For the sculpture, I always credit my wife and the birth of my children. Children rarely want a parent who is tied to a computer keyboard, something that full-time teaching, my job twenty years ago, demands. Children want you to interact, and better yet, to create; and once I decided that I should have a creative say in the toys my children played with, it’s a slippery slope. If I demanded more from ToysR’Us for my kids, shouldn't I have the same attitude to my own adult surroundings? My wife helped: Why settle for Pier One when everything from headboards to electrical outlet covers is an opportunity to create, and save money? A unique towel rack here, a creative set of cabinets there, and “Oh, hey, how about stained glass for these windows. You can do that, can’t you?” My answer became a mantra I still use with clients: ‘I’ve never done it, but I don’t see why not.’
Why do you do what you do? What’s something you get out of it?

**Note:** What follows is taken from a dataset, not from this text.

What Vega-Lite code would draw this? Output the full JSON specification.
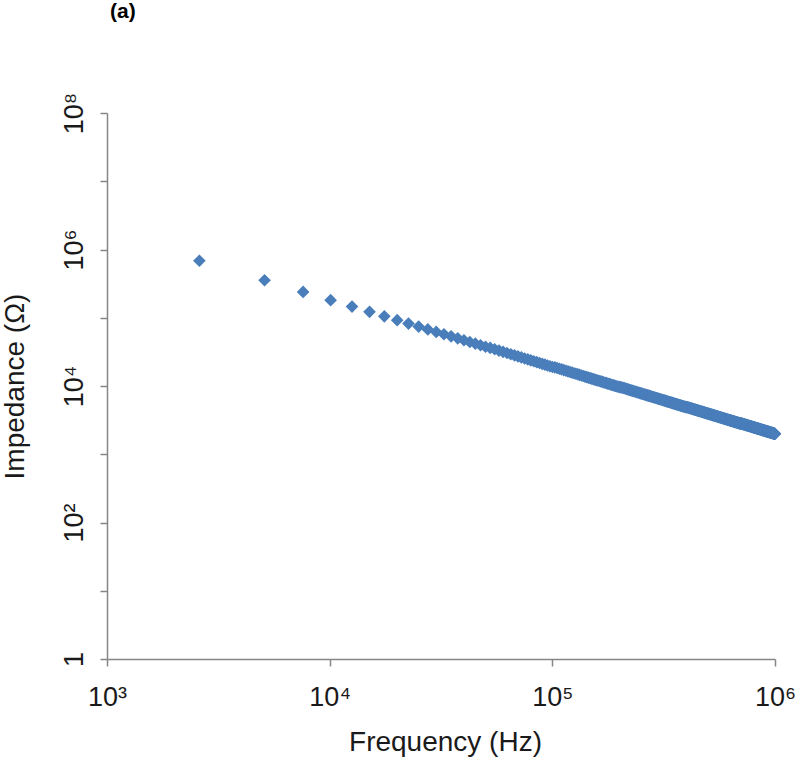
{
 "$schema": "https://vega.github.io/schema/vega-lite/v6.json",
 "width": 668,
 "height": 546,
 "autosize": {"type": "none"},
 "padding": {"left": 107, "top": 113, "right": 25, "bottom": 99},
 "background": "white",
 "title": {"text": "(a)", "anchor": "start", "frame": "group", "fontSize": 21, "fontWeight": "bold", "font": "Liberation Sans", "color": "#000000", "offset": 70, "dx": 3},
 "config": {
  "view": {"stroke": null},
  "axis": {
   "grid": false,
   "domainColor": "#868686",
   "domainWidth": 1.5,
   "tickColor": "#868686",
   "tickWidth": 1.5,
   "tickSize": 7,
   "labelFont": "Liberation Sans",
   "labelFontSize": 27,
   "labelColor": "#1a1a1a",
   "titleFont": "Liberation Sans",
   "titleFontSize": 28,
   "titleFontWeight": "normal",
   "titleColor": "#1a1a1a"
  }
 },
 "data": {"values": [
{"f":2600,"z":685000},{"f":5100,"z":354000},{"f":7600,"z":239300},{"f":10100,"z":181100},{"f":12600,"z":145800},{"f":15100,"z":122000},{"f":17600,"z":105000},{"f":20100,"z":92190},{"f":22600,"z":82170},{"f":25100,"z":74140},
{"f":27600,"z":67540},{"f":30100,"z":62030},{"f":32600,"z":57360},{"f":35100,"z":53360},{"f":37600,"z":49870},{"f":40100,"z":46820},{"f":42600,"z":44130},{"f":45100,"z":41730},{"f":47600,"z":39580},{"f":50100,"z":37620},
{"f":52600,"z":36190},{"f":55100,"z":34550},{"f":57600,"z":33040},{"f":60100,"z":31670},{"f":62600,"z":30400},{"f":65100,"z":29230},{"f":67600,"z":28150},{"f":70100,"z":27140},{"f":72600,"z":26210},{"f":75100,"z":25330},
{"f":77600,"z":24520},{"f":80100,"z":23750},{"f":82600,"z":23030},{"f":85100,"z":22350},{"f":87600,"z":21710},{"f":90100,"z":21110},{"f":92600,"z":20540},{"f":95100,"z":20000},{"f":97600,"z":19490},{"f":100100,"z":19000},
{"f":102600,"z":18780},{"f":105100,"z":18330},{"f":107600,"z":17910},{"f":110100,"z":17500},{"f":112600,"z":17110},{"f":115100,"z":16740},{"f":117600,"z":16380},{"f":120100,"z":16040},{"f":122600,"z":15710},{"f":125100,"z":15400},
{"f":127600,"z":15100},{"f":130100,"z":14810},{"f":132600,"z":14530},{"f":135100,"z":14260},{"f":137600,"z":14000},{"f":140100,"z":13750},{"f":142600,"z":13510},{"f":145100,"z":13280},{"f":147600,"z":13050},{"f":150100,"z":12830},
{"f":152600,"z":12620},{"f":155100,"z":12420},{"f":157600,"z":12220},{"f":160100,"z":12030},{"f":162600,"z":11850},{"f":165100,"z":11670},{"f":167600,"z":11490},{"f":170100,"z":11320},{"f":172600,"z":11160},{"f":175100,"z":11000},
{"f":177600,"z":10850},{"f":180100,"z":10690},{"f":182600,"z":10550},{"f":185100,"z":10410},{"f":187600,"z":10270},{"f":190100,"z":10130},{"f":192600,"z":10000},{"f":195100,"z":9870},{"f":197600,"z":9750},{"f":200100,"z":9630},
{"f":202600,"z":9630},{"f":205100,"z":9512},{"f":207600,"z":9398},{"f":210100,"z":9286},{"f":212600,"z":9176},{"f":215100,"z":9070},{"f":217600,"z":8966},{"f":220100,"z":8864},{"f":222600,"z":8764},{"f":225100,"z":8667},
{"f":227600,"z":8571},{"f":230100,"z":8478},{"f":232600,"z":8387},{"f":235100,"z":8298},{"f":237600,"z":8211},{"f":240100,"z":8125},{"f":242600,"z":8041},{"f":245100,"z":7959},{"f":247600,"z":7879},{"f":250100,"z":7800},
{"f":252600,"z":7723},{"f":255100,"z":7647},{"f":257600,"z":7573},{"f":260100,"z":7500},{"f":262600,"z":7429},{"f":265100,"z":7358},{"f":267600,"z":7290},{"f":270100,"z":7222},{"f":272600,"z":7156},{"f":275100,"z":7091},
{"f":277600,"z":7027},{"f":280100,"z":6964},{"f":282600,"z":6903},{"f":285100,"z":6842},{"f":287600,"z":6783},{"f":290100,"z":6724},{"f":292600,"z":6667},{"f":295100,"z":6610},{"f":297600,"z":6555},{"f":300100,"z":6500},
{"f":302600,"z":6446},{"f":305100,"z":6393},{"f":307600,"z":6341},{"f":310100,"z":6290},{"f":312600,"z":6240},{"f":315100,"z":6190},{"f":317600,"z":6142},{"f":320100,"z":6094},{"f":322600,"z":6047},{"f":325100,"z":6000},
{"f":327600,"z":5954},{"f":330100,"z":5909},{"f":332600,"z":5865},{"f":335100,"z":5821},{"f":337600,"z":5778},{"f":340100,"z":5735},{"f":342600,"z":5693},{"f":345100,"z":5652},{"f":347600,"z":5612},{"f":350100,"z":5571},
{"f":352600,"z":5532},{"f":355100,"z":5493},{"f":357600,"z":5455},{"f":360100,"z":5417},{"f":362600,"z":5379},{"f":365100,"z":5342},{"f":367600,"z":5306},{"f":370100,"z":5270},{"f":372600,"z":5235},{"f":375100,"z":5200},
{"f":377600,"z":5166},{"f":380100,"z":5132},{"f":382600,"z":5098},{"f":385100,"z":5065},{"f":387600,"z":5032},{"f":390100,"z":5000},{"f":392600,"z":4968},{"f":395100,"z":4937},{"f":397600,"z":4906},{"f":400100,"z":4875},
{"f":402600,"z":4894},{"f":405100,"z":4864},{"f":407600,"z":4834},{"f":410100,"z":4805},{"f":412600,"z":4776},{"f":415100,"z":4747},{"f":417600,"z":4719},{"f":420100,"z":4690},{"f":422600,"z":4663},{"f":425100,"z":4635},
{"f":427600,"z":4608},{"f":430100,"z":4581},{"f":432600,"z":4555},{"f":435100,"z":4529},{"f":437600,"z":4503},{"f":440100,"z":4477},{"f":442600,"z":4452},{"f":445100,"z":4427},{"f":447600,"z":4402},{"f":450100,"z":4378},
{"f":452600,"z":4354},{"f":455100,"z":4330},{"f":457600,"z":4306},{"f":460100,"z":4283},{"f":462600,"z":4259},{"f":465100,"z":4237},{"f":467600,"z":4214},{"f":470100,"z":4191},{"f":472600,"z":4169},{"f":475100,"z":4147},
{"f":477600,"z":4126},{"f":480100,"z":4104},{"f":482600,"z":4083},{"f":485100,"z":4062},{"f":487600,"z":4041},{"f":490100,"z":4020},{"f":492600,"z":4000},{"f":495100,"z":3980},{"f":497600,"z":3960},{"f":500100,"z":3940},
{"f":502600,"z":3920},{"f":505100,"z":3901},{"f":507600,"z":3882},{"f":510100,"z":3863},{"f":512600,"z":3844},{"f":515100,"z":3825},{"f":517600,"z":3807},{"f":520100,"z":3788},{"f":522600,"z":3770},{"f":525100,"z":3752},
{"f":527600,"z":3735},{"f":530100,"z":3717},{"f":532600,"z":3700},{"f":535100,"z":3682},{"f":537600,"z":3665},{"f":540100,"z":3648},{"f":542600,"z":3631},{"f":545100,"z":3615},{"f":547600,"z":3598},{"f":550100,"z":3582},
{"f":552600,"z":3566},{"f":555100,"z":3550},{"f":557600,"z":3534},{"f":560100,"z":3518},{"f":562600,"z":3502},{"f":565100,"z":3487},{"f":567600,"z":3471},{"f":570100,"z":3456},{"f":572600,"z":3441},{"f":575100,"z":3426},
{"f":577600,"z":3411},{"f":580100,"z":3397},{"f":582600,"z":3382},{"f":585100,"z":3368},{"f":587600,"z":3353},{"f":590100,"z":3339},{"f":592600,"z":3325},{"f":595100,"z":3311},{"f":597600,"z":3297},{"f":600100,"z":3283},
{"f":602600,"z":3270},{"f":605100,"z":3256},{"f":607600,"z":3243},{"f":610100,"z":3230},{"f":612600,"z":3216},{"f":615100,"z":3203},{"f":617600,"z":3190},{"f":620100,"z":3177},{"f":622600,"z":3165},{"f":625100,"z":3152},
{"f":627600,"z":3139},{"f":630100,"z":3127},{"f":632600,"z":3115},{"f":635100,"z":3102},{"f":637600,"z":3090},{"f":640100,"z":3078},{"f":642600,"z":3066},{"f":645100,"z":3054},{"f":647600,"z":3042},{"f":650100,"z":3031},
{"f":652600,"z":3019},{"f":655100,"z":3008},{"f":657600,"z":2996},{"f":660100,"z":2985},{"f":662600,"z":2974},{"f":665100,"z":2962},{"f":667600,"z":2951},{"f":670100,"z":2940},{"f":672600,"z":2929},{"f":675100,"z":2919},
{"f":677600,"z":2908},{"f":680100,"z":2897},{"f":682600,"z":2886},{"f":685100,"z":2876},{"f":687600,"z":2865},{"f":690100,"z":2855},{"f":692600,"z":2845},{"f":695100,"z":2835},{"f":697600,"z":2824},{"f":700100,"z":2814},
{"f":702600,"z":2833},{"f":705100,"z":2823},{"f":707600,"z":2813},{"f":710100,"z":2803},{"f":712600,"z":2793},{"f":715100,"z":2783},{"f":717600,"z":2774},{"f":720100,"z":2764},{"f":722600,"z":2754},{"f":725100,"z":2745},
{"f":727600,"z":2735},{"f":730100,"z":2726},{"f":732600,"z":2717},{"f":735100,"z":2707},{"f":737600,"z":2698},{"f":740100,"z":2689},{"f":742600,"z":2680},{"f":745100,"z":2671},{"f":747600,"z":2662},{"f":750100,"z":2653},
{"f":752600,"z":2645},{"f":755100,"z":2636},{"f":757600,"z":2627},{"f":760100,"z":2618},{"f":762600,"z":2610},{"f":765100,"z":2601},{"f":767600,"z":2593},{"f":770100,"z":2584},{"f":772600,"z":2576},{"f":775100,"z":2568},
{"f":777600,"z":2559},{"f":780100,"z":2551},{"f":782600,"z":2543},{"f":785100,"z":2535},{"f":787600,"z":2527},{"f":790100,"z":2519},{"f":792600,"z":2511},{"f":795100,"z":2503},{"f":797600,"z":2495},{"f":800100,"z":2488},
{"f":802600,"z":2480},{"f":805100,"z":2472},{"f":807600,"z":2464},{"f":810100,"z":2457},{"f":812600,"z":2449},{"f":815100,"z":2442},{"f":817600,"z":2434},{"f":820100,"z":2427},{"f":822600,"z":2419},{"f":825100,"z":2412},
{"f":827600,"z":2405},{"f":830100,"z":2398},{"f":832600,"z":2390},{"f":835100,"z":2383},{"f":837600,"z":2376},{"f":840100,"z":2369},{"f":842600,"z":2362},{"f":845100,"z":2355},{"f":847600,"z":2348},{"f":850100,"z":2341},
{"f":852600,"z":2334},{"f":855100,"z":2327},{"f":857600,"z":2321},{"f":860100,"z":2314},{"f":862600,"z":2307},{"f":865100,"z":2301},{"f":867600,"z":2294},{"f":870100,"z":2287},{"f":872600,"z":2281},{"f":875100,"z":2274},
{"f":877600,"z":2268},{"f":880100,"z":2261},{"f":882600,"z":2255},{"f":885100,"z":2249},{"f":887600,"z":2242},{"f":890100,"z":2236},{"f":892600,"z":2230},{"f":895100,"z":2223},{"f":897600,"z":2217},{"f":900100,"z":2211},
{"f":902600,"z":2205},{"f":905100,"z":2199},{"f":907600,"z":2193},{"f":910100,"z":2187},{"f":912600,"z":2181},{"f":915100,"z":2175},{"f":917600,"z":2169},{"f":920100,"z":2163},{"f":922600,"z":2157},{"f":925100,"z":2151},
{"f":927600,"z":2146},{"f":930100,"z":2140},{"f":932600,"z":2134},{"f":935100,"z":2128},{"f":937600,"z":2123},{"f":940100,"z":2117},{"f":942600,"z":2111},{"f":945100,"z":2106},{"f":947600,"z":2100},{"f":950100,"z":2095},
{"f":952600,"z":2089},{"f":955100,"z":2084},{"f":957600,"z":2078},{"f":960100,"z":2073},{"f":962600,"z":2068},{"f":965100,"z":2062},{"f":967600,"z":2057},{"f":970100,"z":2052},{"f":972600,"z":2046},{"f":975100,"z":2041},
{"f":977600,"z":2036},{"f":980100,"z":2031},{"f":982600,"z":2025},{"f":985100,"z":2020},{"f":987600,"z":2015},{"f":990100,"z":2010},{"f":992600,"z":2005},{"f":995100,"z":2000},{"f":997600,"z":1995},{"f":1000000,"z":1990}
 ]},
 "mark": {"type": "point", "shape": "diamond", "filled": true, "size": 160, "color": "#4A7EBB", "opacity": 1, "strokeWidth": 0},
 "encoding": {
  "x": {
   "field": "f", "type": "quantitative",
   "scale": {"type": "log", "domain": [1000, 1000000], "nice": false},
   "axis": {
    "title": "Frequency (Hz)",
    "values": [1000, 10000, 100000, 1000000],
    "labelExpr": "datum.value == 1000 ? '10³' : datum.value == 10000 ? '10⁴' : datum.value == 100000 ? '10⁵' : '10⁶'",
    "labelBaseline": "alphabetic",
    "labelPadding": 39,
    "labelFlush": false,
    "titleX": 338,
    "titleY": 91,
    "titleBaseline": "alphabetic",
    "titleAlign": "center"
   }
  },
  "y": {
   "field": "z", "type": "quantitative",
   "scale": {"type": "log", "domain": [1, 100000000], "nice": false},
   "axis": {
    "title": "Impedance (Ω)",
    "values": [1, 10, 100, 1000, 10000, 100000, 1000000, 10000000, 100000000],
    "labelExpr": "datum.value == 1 ? '1' : datum.value == 100 ? '10²' : datum.value == 10000 ? '10⁴' : datum.value == 1000000 ? '10⁶' : datum.value == 100000000 ? '10⁸' : ''",
    "labelAngle": -90,
    "labelAlign": "center",
    "labelBaseline": "alphabetic",
    "labelPadding": 18,
    "labelFlush": false,
    "labelOverlap": false,
    "titleAngle": -90,
    "titleX": -84,
    "titleY": 273,
    "titleBaseline": "alphabetic",
    "titleAlign": "center"
   }
  }
 }
}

As with any vocation, it changes over time. When I first started, it was the pull to explore the new. Now, I suppose it has a lot to do with spirits: My father was a professional photographer, and my grandfather was a professional puppeteer. Growing up in a photography studio my father taught me to frame with large format camera. Now I use a digital camera, which has capabilities he couldn’t have imagined. Yet, when I look through the viewfinder, my eye is still governed by his lessons in composition. Likewise, my grandfather was limited to balsa wood and black carpet thread, were my studio is full of polystyrene, silicone and epoxies. Yet when I’m sculpting, while I’m physically in the second decade of the 21st century, my brain is back in 1930’s America, a time when making things was honorable and going out to a marionette performance was considered a pretty good date night.
Any thoughts on the local Somerville, or Boston-area creative scene?
Somerville is awesome and always has been. I came here 30 (yikes!) years ago to go to Tufts and chose to stay and raise a family here. It was a different world then, but to see the evolution of a city has been amazing. Of course, I would love to get a plug in for Somerville Open Studios (SOS) 2017 which is coming up on the first weekend in May. I was part of the first SOS in 1999 and never left that either and who knew it would become one of the largest open studios events in New England!
Most people don’t realize that we are a non-profit organization and the planning and logistics of this city-wide event take almost a full year to put together by a group of extremely dedicated volunteers. Artists register for the event by signing up and becoming members of SOS – and registration for the event actually opened on December 15th and will close with a snap on January 31st! Then follows the arduous work of putting together the physical map book that guides thousands of visitors to the over 400 individual artists’ studios spread throughout the city, as well as securing sponsors, mapping trolley routes, and the hundred and one things that make for a fantastic weekend and show off Somerville to its best advantage.